- **STORED DATA**
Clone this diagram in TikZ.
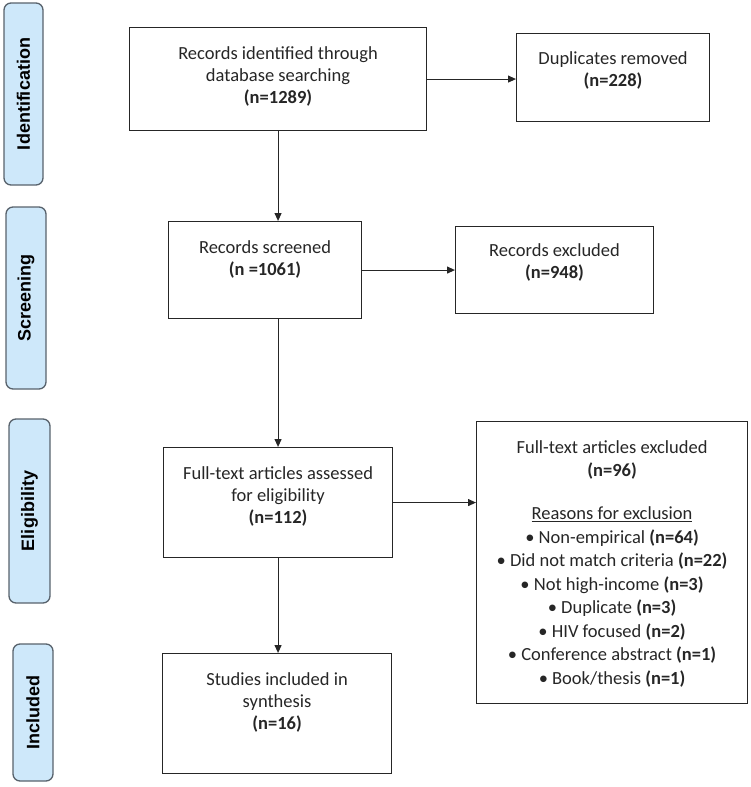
\documentclass[tikz,border=0pt]{standalone}
\usepackage{fontspec}
\setmainfont{Carlito}
\newfontfamily\phasefont{Liberation Sans}
\usetikzlibrary{positioning,arrows.meta}
\definecolor{phasefill}{RGB}{206,232,250}
\definecolor{phaseline}{RGB}{88,98,108}
\definecolor{inktext}{RGB}{38,38,38}
\begin{document}
\begin{tikzpicture}[x=1pt,y=-1pt,
  box/.style={draw=black!85,line width=1.1pt,inner sep=0pt,anchor=north west},
  txt/.style={inner sep=0pt,align=center,text=inktext,font=\fontsize{18.5}{22}\selectfont},
  phase/.style={draw=phaseline,fill=phasefill,line width=1.3pt,rounded corners=7pt,rotate=90,inner sep=0pt,font=\phasefont\bfseries\fontsize{18}{22}\selectfont},
  arr/.style={-{Triangle[length=8pt,width=7pt]},line width=1.1pt,draw=black!85}]
\useasboundingbox (0,0) rectangle (750,787);
\node[phase,minimum width=182pt,minimum height=39pt] (idf) at (23.5,94) {Identification};
\node[phase,minimum width=182pt,minimum height=40pt] (scr) at (26,298) {Screening};
\node[phase,minimum width=184pt,minimum height=41pt] (elg) at (29.5,511) {Eligibility};
\node[phase,minimum width=137pt,minimum height=40pt] (inc) at (33,712.5) {Included};
\node[box,minimum width=297pt,minimum height=103pt] (ident) at (129,27) {};
\node[txt,below=19pt of ident.north] (identtxt) {Records identified through\\database searching\\\textbf{(n=1289)}};
\node[box,minimum width=193pt,minimum height=88pt] (dup) at (516,33) {};
\node[txt,below=18pt of dup.north] (duptxt) {Duplicates removed\\\textbf{(n=228)}};
\node[box,minimum width=193pt,minimum height=97pt] (screen) at (168,221) {};
\node[txt,below=19pt of screen.north] (screentxt) {Records screened\\\textbf{(n =1061)}};
\node[box,minimum width=198pt,minimum height=87pt] (excl) at (455,226) {};
\node[txt,below=17pt of excl.north] (excltxt) {Records excluded\\\textbf{(n=948)}};
\node[box,minimum width=229pt,minimum height=110pt] (full) at (163,447) {};
\node[txt,below=19pt of full.north] (fulltxt) {Full-text articles assessed\\for eligibility\\\textbf{(n=112)}};
\node[box,minimum width=271pt,minimum height=282pt] (reasons) at (476,421) {};
\node[txt,font=\fontsize{18.5}{23.5}\selectfont,below=19pt of reasons.north] (reasonstxt) {Full-text articles excluded\\\textbf{(n=96)}\\[19.5pt]
  \underline{Reasons for exclusion}\\
  \textbullet\ Non-empirical \textbf{(n=64)}\\
  \textbullet\ Did not match criteria \textbf{(n=22)}\\
  \textbullet\ Not high-income \textbf{(n=3)}\\
  \textbullet\ Duplicate \textbf{(n=3)}\\
  \textbullet\ HIV focused \textbf{(n=2)}\\
  \textbullet\ Conference abstract \textbf{(n=1)}\\
  \textbullet\ Book/thesis \textbf{(n=1)}};
\node[box,minimum width=229pt,minimum height=120pt] (studies) at (162,653) {};
\node[txt,below=19pt of studies.north] (studiestxt) {Studies included in\\synthesis\\\textbf{(n=16)}};
\draw[arr] (ident.south) -- (ident.south |- screen.north);
\draw[arr] (screen.south -| full.north) -- (full.north);
\draw[arr] (full.south) -- (full.south |- studies.north);
\draw[arr] (ident.east) -- (ident.east -| dup.west);
\draw[arr] (screen.east) -- (screen.east -| excl.west);
\draw[arr] (full.east) -- (full.east -| reasons.west);
\end{tikzpicture}
\end{document}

- **TASK GOAL**
Reproduce the material above verbatim; omit every picture.

- **WRITTEN REPLY**
Clone this diagram in TikZ.
\documentclass[tikz,border=0pt]{standalone}
\usepackage{fontspec}
\setmainfont{Carlito}
\newfontfamily\phasefont{Liberation Sans}
\usetikzlibrary{positioning,arrows.meta}
\definecolor{phasefill}{RGB}{206,232,250}
\definecolor{phaseline}{RGB}{88,98,108}
\definecolor{inktext}{RGB}{38,38,38}
\begin{document}
\begin{tikzpicture}[x=1pt,y=-1pt,
  box/.style={draw=black!85,line width=1.1pt,inner sep=0pt,anchor=north west},
  txt/.style={inner sep=0pt,align=center,text=inktext,font=\fontsize{18.5}{22}\selectfont},
  phase/.style={draw=phaseline,fill=phasefill,line width=1.3pt,rounded corners=7pt,rotate=90,inner sep=0pt,font=\phasefont\bfseries\fontsize{18}{22}\selectfont},
  arr/.style={-{Triangle[length=8pt,width=7pt]},line width=1.1pt,draw=black!85}]
\useasboundingbox (0,0) rectangle (750,787);
\node[phase,minimum width=182pt,minimum height=39pt] (idf) at (23.5,94) {Identification};
\node[phase,minimum width=182pt,minimum height=40pt] (scr) at (26,298) {Screening};
\node[phase,minimum width=184pt,minimum height=41pt] (elg) at (29.5,511) {Eligibility};
\node[phase,minimum width=137pt,minimum height=40pt] (inc) at (33,712.5) {Included};
\node[box,minimum width=297pt,minimum height=103pt] (ident) at (129,27) {};
\node[txt,below=19pt of ident.north] (identtxt) {Records identified through\\database searching\\\textbf{(n=1289)}};
\node[box,minimum width=193pt,minimum height=88pt] (dup) at (516,33) {};
\node[txt,below=18pt of dup.north] (duptxt) {Duplicates removed\\\textbf{(n=228)}};
\node[box,minimum width=193pt,minimum height=97pt] (screen) at (168,221) {};
\node[txt,below=19pt of screen.north] (screentxt) {Records screened\\\textbf{(n =1061)}};
\node[box,minimum width=198pt,minimum height=87pt] (excl) at (455,226) {};
\node[txt,below=17pt of excl.north] (excltxt) {Records excluded\\\textbf{(n=948)}};
\node[box,minimum width=229pt,minimum height=110pt] (full) at (163,447) {};
\node[txt,below=19pt of full.north] (fulltxt) {Full-text articles assessed\\for eligibility\\\textbf{(n=112)}};
\node[box,minimum width=271pt,minimum height=282pt] (reasons) at (476,421) {};
\node[txt,font=\fontsize{18.5}{23.5}\selectfont,below=19pt of reasons.north] (reasonstxt) {Full-text articles excluded\\\textbf{(n=96)}\\[19.5pt]
  \underline{Reasons for exclusion}\\
  \textbullet\ Non-empirical \textbf{(n=64)}\\
  \textbullet\ Did not match criteria \textbf{(n=22)}\\
  \textbullet\ Not high-income \textbf{(n=3)}\\
  \textbullet\ Duplicate \textbf{(n=3)}\\
  \textbullet\ HIV focused \textbf{(n=2)}\\
  \textbullet\ Conference abstract \textbf{(n=1)}\\
  \textbullet\ Book/thesis \textbf{(n=1)}};
\node[box,minimum width=229pt,minimum height=120pt] (studies) at (162,653) {};
\node[txt,below=19pt of studies.north] (studiestxt) {Studies included in\\synthesis\\\textbf{(n=16)}};
\draw[arr] (ident.south) -- (ident.south |- screen.north);
\draw[arr] (screen.south -| full.north) -- (full.north);
\draw[arr] (full.south) -- (full.south |- studies.north);
\draw[arr] (ident.east) -- (ident.east -| dup.west);
\draw[arr] (screen.east) -- (screen.east -| excl.west);
\draw[arr] (full.east) -- (full.east -| reasons.west);
\end{tikzpicture}
\end{document}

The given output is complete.